小原 パネルの製造元ではありますが、正直、映像の質としては3社にやや劣ると思います。ただ僕ら評論家のように重箱の隅をつつくような見方をしない、一般の人たちが見るには十分なクオリティーです。それに壁貼りの先進性は、映像のマイナスを補ってあまりあるもの。最近はデッドスペースを有効に活用したいという人が多く、壁掛けテレビの需要が大きく伸びていますから。
小沼 ソニー同様、リビングの作り方まで変えそうですね。
小原 あとLGのW7Pシリーズは音響が素晴らしいんです。
小原 W7PシリーズはDolby Atmosという映画館でも使われている音響システムを採用しており、サラウンドの効いた、迫力ある音が出る。パネルとスピーカーを分離させることで、パネルの薄さだけでなく音響のクオリティーも獲得しているんです。
テレビは「嗜好品」化が進む?
小沼 ちなみに小原さんが「ラ・ラ・ランド」を見るなら、どれを選びます?
小原 「ラ・ラ・ランド」に限定すれば東芝かな。僕はあの映画、好きじゃないですけど(笑)。新旧の映画全般という意味で万能なのはパナソニックだと思います。小沼さんが買うとしたら?
小沼 僕はソニーでしょうか。やっぱりデザインにひかれます。ただ最小の55インチでも僕の部屋には大きいなあ。もう少し小さいものがあればいいんですが。
小原 現時点では、古い液晶からの買い替えニーズに対応するのが先決なので、小型化するメリットがあまりありません。それでもゆくゆくは40型程度まで広がってくるでしょう。4Kや、4Kの次世代技術といわれるHDR(High Dynamic Range)に対する適合性という点で有機ELは大きなアドバンテージを持っています。最新の映像作品を有機ELでじっくり見れば、きっと小沼さんも大画面有機ELテレビがほしくなりますよ。
生活必需品ではなく嗜好品に
以上、4社の有機ELテレビを比較した。それぞれ個性はあるものの、どれも色彩表現の美しさ、大画面の迫力は共通して魅力的だった。
しかし、大画面ゆえにサイズが大きく、一人暮らしの広くない部屋に置くことは想像しにくかった。小原さんの言うとおり、今後40型程度まで小型化したものが登場する可能性もあるが、大画面も有機ELテレビの魅力の一つ。そして、世界的にはそれが受け入れられている。

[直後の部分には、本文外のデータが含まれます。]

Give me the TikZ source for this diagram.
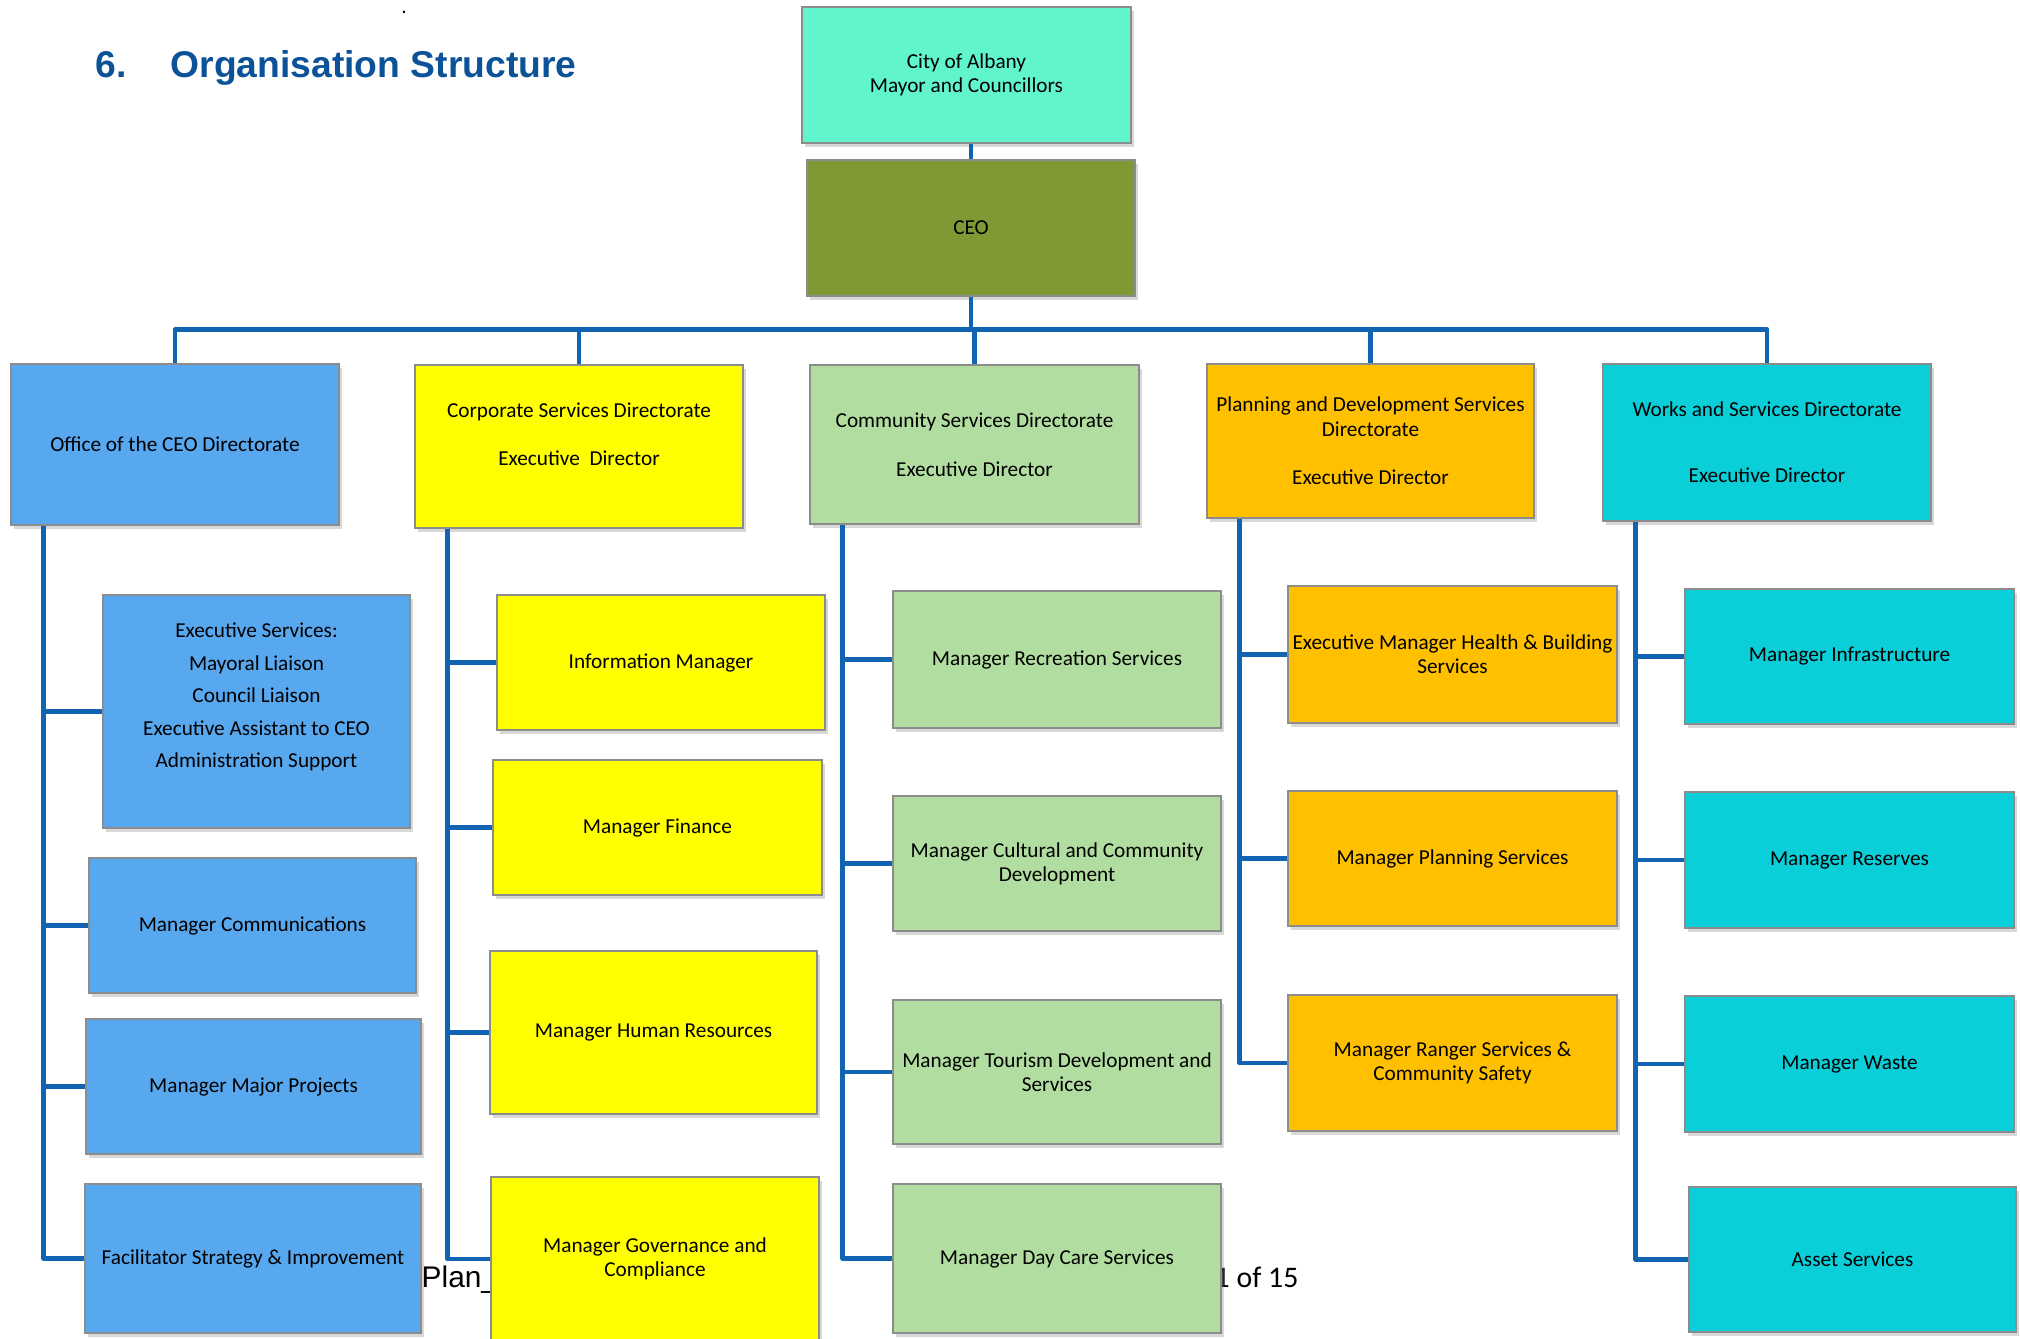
\documentclass[tikz,border=0pt]{standalone}
\usepackage{fontspec}
\setmainfont{Carlito}
\newfontfamily\arialfont{Liberation Sans}
\usetikzlibrary{shadows}

\definecolor{cityc}{RGB}{96,245,204}
\definecolor{ceoc}{RGB}{127,153,52}
\definecolor{officec}{RGB}{88,168,240}
\definecolor{corpc}{RGB}{255,255,0}
\definecolor{commc}{RGB}{177,222,160}
\definecolor{planc}{RGB}{255,192,0}
\definecolor{worksc}{RGB}{10,206,216}
\definecolor{linkc}{RGB}{16,100,178}
\definecolor{titlec}{RGB}{12,82,152}

\tikzset{
  unit/.style={draw=gray!90, line width=0.35pt, align=center, inner sep=0pt,
    font=\fontsize{6.05}{6.9}\selectfont,
    drop shadow={shadow xshift=0.03cm, shadow yshift=-0.04cm, opacity=0.3}},
  dims/.style 2 args={minimum width=#1cm, minimum height=#2cm},
  link/.style={draw=linkc, line width=1.4pt, line join=round},
  heading/.style={anchor=base west, inner sep=0pt, text=titlec,
    font=\arialfont\bfseries\fontsize{10.6}{12}\selectfont},
  footer/.style={anchor=base west, inner sep=0pt, font=\fontsize{8.5}{10}\selectfont},
}

\begin{document}
\begin{tikzpicture}

    \useasboundingbox[fill=white] (0,0) rectangle (20.2,-13.38);

    %page text behind the chart
    \node[footer, font=\arialfont\fontsize{8.5}{10}\selectfont] (plan) at (4.21,-12.87) {Plan\_};
    \node[footer] (page) at (12.14,-12.87) {1 of 15};
    \node[inner sep=0pt, font=\arialfont\fontsize{6}{7}\selectfont] (dot) at (4.04,-0.12) {.};

    %heading
    \node[heading] (secnum) at (0.95,-0.77) {6.};
    \node[heading] (title) at (1.70,-0.77) {Organisation Structure};

    %council and CEO
    \node[unit, fill=cityc, dims={3.29}{1.36}] (city) at (9.665,-0.75) {City of Albany\\Mayor and Councillors};
    \node[unit, fill=ceoc, dims={3.28}{1.36}] (ceo) at (9.71,-2.28) {CEO};

    %directorates
    \node[unit, fill=officec, dims={3.28}{1.61}] (office) at (1.75,-4.445) {Office of the CEO Directorate};
    \node[unit, fill=corpc, dims={3.28}{1.63}] (corp) at (5.79,-4.465) {Corporate Services Directorate\\[\baselineskip]Executive~~Director\\\mbox{}};
    \node[unit, fill=commc, dims={3.29}{1.59}] (comm) at (9.745,-4.445) {Community Services Directorate\\[\baselineskip]Executive Director};
    \node[unit, fill=planc, dims={3.27}{1.54}] (pland) at (13.705,-4.41) {Planning and Development Services\\Directorate\\[\baselineskip]Executive Director};
    \node[unit, fill=worksc, dims={3.28}{1.57}] (works) at (17.67,-4.425) {Works and Services Directorate\\[0.42cm]Executive Director};

    %office of the CEO
    \node[unit, fill=officec, dims={3.07}{2.33}, font=\fontsize{6.05}{9.25}\selectfont] (exsvc) at (2.565,-7.115) {Executive Services:\\Mayoral Liaison\\Council Liaison\\Executive Assistant to CEO\\Administration Support\\\mbox{}};
    \node[unit, fill=officec, dims={3.27}{1.35}] (comms) at (2.525,-9.255) {Manager Communications};
    \node[unit, fill=officec, dims={3.35}{1.35}] (major) at (2.535,-10.865) {Manager Major Projects};
    \node[unit, fill=officec, dims={3.36}{1.49}] (facil) at (2.53,-12.585) {Facilitator Strategy \& Improvement};

    %corporate services
    \node[unit, fill=corpc, dims={3.28}{1.35}] (info) at (6.61,-6.625) {Information Manager};
    \node[unit, fill=corpc, dims={3.29}{1.35}] (finance) at (6.575,-8.275) {Manager Finance};
    \node[unit, fill=corpc, dims={3.27}{1.63}] (hr) at (6.535,-10.325) {Manager Human Resources};
    \node[unit, fill=corpc, dims={3.28}{1.64}] (gov) at (6.55,-12.59) {Manager Governance and\\Compliance};

    %community services
    \node[unit, fill=commc, dims={3.28}{1.37}] (rec) at (10.57,-6.595) {Manager Recreation Services};
    \node[unit, fill=commc, dims={3.28}{1.35}] (cult) at (10.57,-8.635) {Manager Cultural and Community\\Development};
    \node[unit, fill=commc, dims={3.28}{1.44}] (tour) at (10.57,-10.72) {Manager Tourism Development and\\Services};
    \node[unit, fill=commc, dims={3.28}{1.49}] (day) at (10.57,-12.585) {Manager Day Care Services};

    %planning and development
    \node[unit, fill=planc, dims={3.29}{1.37}] (health) at (14.525,-6.545) {Executive Manager Health \& Building\\Services};
    \node[unit, fill=planc, dims={3.29}{1.35}] (planm) at (14.525,-8.585) {Manager Planning Services};
    \node[unit, fill=planc, dims={3.29}{1.36}] (ranger) at (14.525,-10.63) {Manager Ranger Services \&\\Community Safety};

    %works and services
    \node[unit, fill=worksc, dims={3.29}{1.35}] (infra) at (18.495,-6.565) {Manager Infrastructure};
    \node[unit, fill=worksc, dims={3.29}{1.36}] (reserves) at (18.495,-8.60) {Manager Reserves};
    \node[unit, fill=worksc, dims={3.29}{1.36}] (waste) at (18.495,-10.64) {Manager Waste};
    \node[unit, fill=worksc, dims={3.27}{1.45}] (asset) at (18.525,-12.595) {Asset Services};

    %top links and bus
    \draw[link] (ceo.north) -- (ceo.north |- city.south);
    \draw[link] (ceo.south) -- ++(0,-0.33) coordinate (bus);
    \draw[link] (office.north) |- (bus) -| (works.north);
    \foreach \d in {corp,comm,pland}
        \draw[link] (\d.north) -- (\d.north |- bus);

    %column lines
    \foreach \d/\last in {office/facil, corp/gov, comm/day, pland/ranger, works/asset} {
        \coordinate (\d L) at ([xshift=0.335cm]\d.south west);
        \draw[link] (\d L) |- (\last.west);
    }
    \foreach \n/\d in {exsvc/office, comms/office, major/office, info/corp, finance/corp, hr/corp,
                       rec/comm, cult/comm, tour/comm, health/pland, planm/pland,
                       infra/works, reserves/works, waste/works}
        \draw[link] (\n.west) -- (\n.west -| \d L);

\end{tikzpicture}
\end{document}
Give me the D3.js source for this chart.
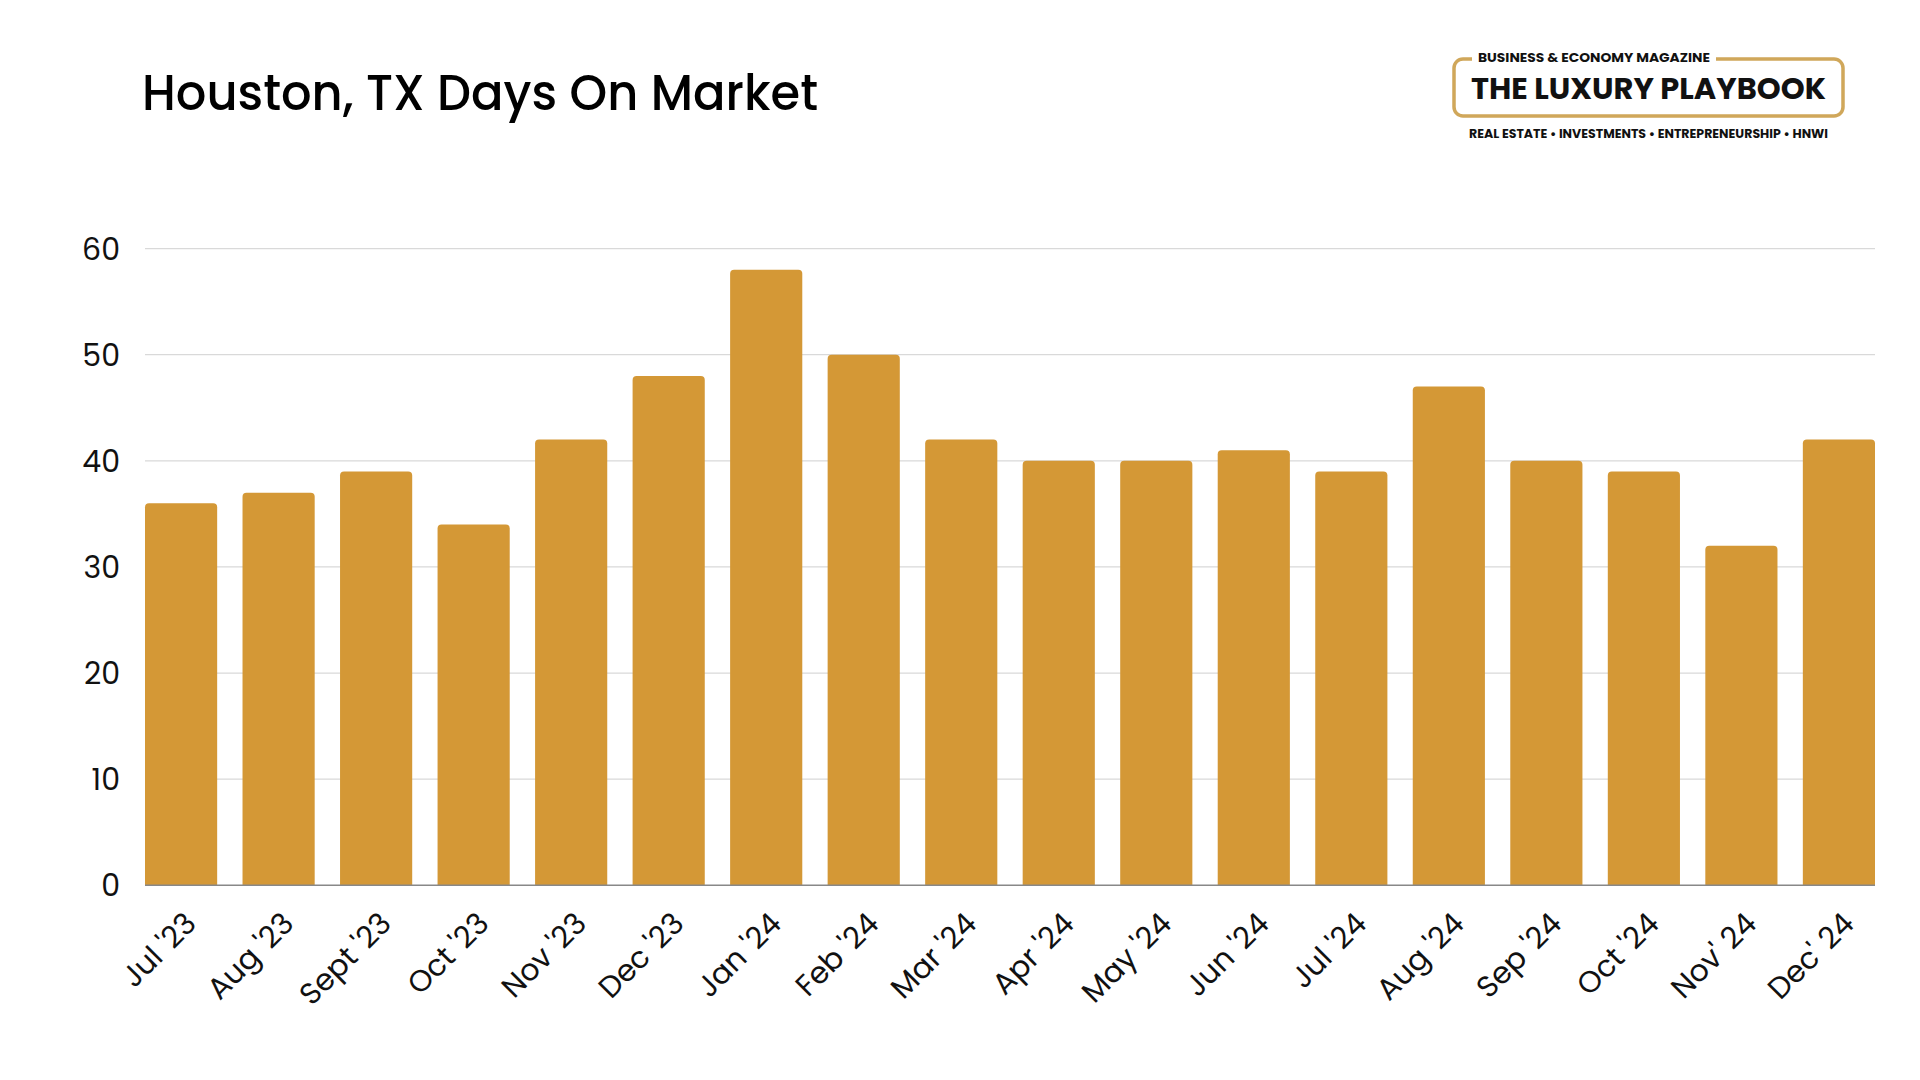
<!DOCTYPE html>
<html><head><meta charset="utf-8">
<script src="https://cdn.jsdelivr.net/npm/d3@7"></script>
<style>
html,body{margin:0;padding:0;background:#fff;}
svg{display:block;}
</style></head>
<body>
<svg id="chart" width="1920" height="1080"></svg>
<script>
const categories = ["Jul '23","Aug '23","Sept '23","Oct '23","Nov '23","Dec '23","Jan '24","Feb '24","Mar '24","Apr '24","May '24","Jun '24","Jul '24","Aug '24","Sep '24","Oct '24","Nov' 24","Dec' 24"];
const values = [36,37,39,34,42,48,58,50,42,40,40,41,39,47,40,39,32,42];
const yTicks = [0,10,20,30,40,50,60];

(function(){
const svg = d3.select("#chart");
const W = 1920, H = 1080;
const mLeft = 145, mRight = 1875, mTop = 248.6, mBottom = 885.3;
const font = "Poppins, 'Open Sans', sans-serif";

svg.append("rect").attr("width",W).attr("height",H).attr("fill","#fff");

const x = d3.scaleBand().domain(categories).range([mLeft,mRight]).paddingInner(0.26).paddingOuter(0);
const y = d3.scaleLinear().domain([0,60]).range([mBottom,mTop]);

svg.append("g").selectAll("line").data(yTicks.filter(d=>d>0)).join("line")
  .attr("x1",mLeft).attr("x2",mRight)
  .attr("y1",d=>y(d)).attr("y2",d=>y(d))
  .attr("stroke","#d9d9d9").attr("stroke-width",1.3);

const yAxis = d3.axisLeft(y).tickValues(yTicks).tickSize(0).tickPadding(0);
const gy = svg.append("g").attr("transform",`translate(${mLeft-25},0)`).call(yAxis);
gy.select(".domain").remove();
gy.selectAll("text").attr("font-family",font).attr("font-size",30).attr("fill","#111").attr("dy","0.35em");

const r = 4;
svg.append("g").selectAll("path").data(values).join("path")
  .attr("fill","#D49836")
  .attr("d",(d,i)=>{
    const x0 = x(categories[i]), w = x.bandwidth(), y0 = y(d), y1 = y(0);
    return `M${x0},${y1}V${y0+r}Q${x0},${y0} ${x0+r},${y0}H${x0+w-r}Q${x0+w},${y0} ${x0+w},${y0+r}V${y1}Z`;
  });

svg.append("line").attr("x1",mLeft).attr("x2",mRight).attr("y1",mBottom).attr("y2",mBottom)
  .attr("stroke","#888").attr("stroke-width",1.5);

const xAxis = d3.axisBottom(x).tickSize(0).tickPadding(0);
const gx = svg.append("g").attr("transform",`translate(0,${mBottom})`).call(xAxis);
gx.select(".domain").remove();
gx.selectAll("text")
  .attr("font-family",font).attr("font-size",30).attr("fill","#111")
  .attr("text-anchor","end")
  .attr("dy",0).attr("y",0)
  .attr("transform","translate(17,40) rotate(-45)");

svg.append("text").attr("x",142).attr("y",110)
  .attr("font-family",font).attr("font-size",50).attr("font-weight",500).attr("fill","#000")
  .attr("textLength",676).attr("lengthAdjust","spacingAndGlyphs")
  .text("Houston, TX Days On Market");

const lg = svg.append("g");
const gold = "#D0A75A";
lg.append("rect").attr("x",1454).attr("y",59).attr("width",389).attr("height",57).attr("rx",9)
  .attr("fill","none").attr("stroke",gold).attr("stroke-width",3.5);
lg.append("rect").attr("x",1472).attr("y",50).attr("width",244).attr("height",16).attr("fill","#fff");
lg.append("text").attr("x",1478).attr("y",62).attr("font-family",font).attr("font-weight",700)
  .attr("font-size",12.5).attr("fill","#111").attr("textLength",232).attr("lengthAdjust","spacingAndGlyphs")
  .text("BUSINESS & ECONOMY MAGAZINE");
lg.append("text").attr("x",1471).attr("y",99).attr("font-family",font).attr("font-weight",700)
  .attr("font-size",29).attr("fill","#111").attr("textLength",355).attr("lengthAdjust","spacingAndGlyphs")
  .text("THE LUXURY PLAYBOOK");
lg.append("text").attr("x",1469).attr("y",138).attr("font-family",font).attr("font-weight",700)
  .attr("font-size",12).attr("fill","#111").attr("textLength",359).attr("lengthAdjust","spacingAndGlyphs")
  .text("REAL ESTATE • INVESTMENTS • ENTREPRENEURSHIP • HNWI");
})();
</script>
</body></html>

前編で話を聞いたLGエレクトロニクス・ジャパンの金敬花(キム・キョンファ)さんは「日本はテレビから離れる人と、高画質で大型のテレビを持つ人と二分化していく」と指摘していた。今後、テレビは生活の必需品ではなく、嗜好品になっていくのかもしれない。
嗜好品としての魅力は、VODのインフラが整備されることでも高まっていくだろう。その時、日本でも有機ELテレビの真価が問われることになりそうだ。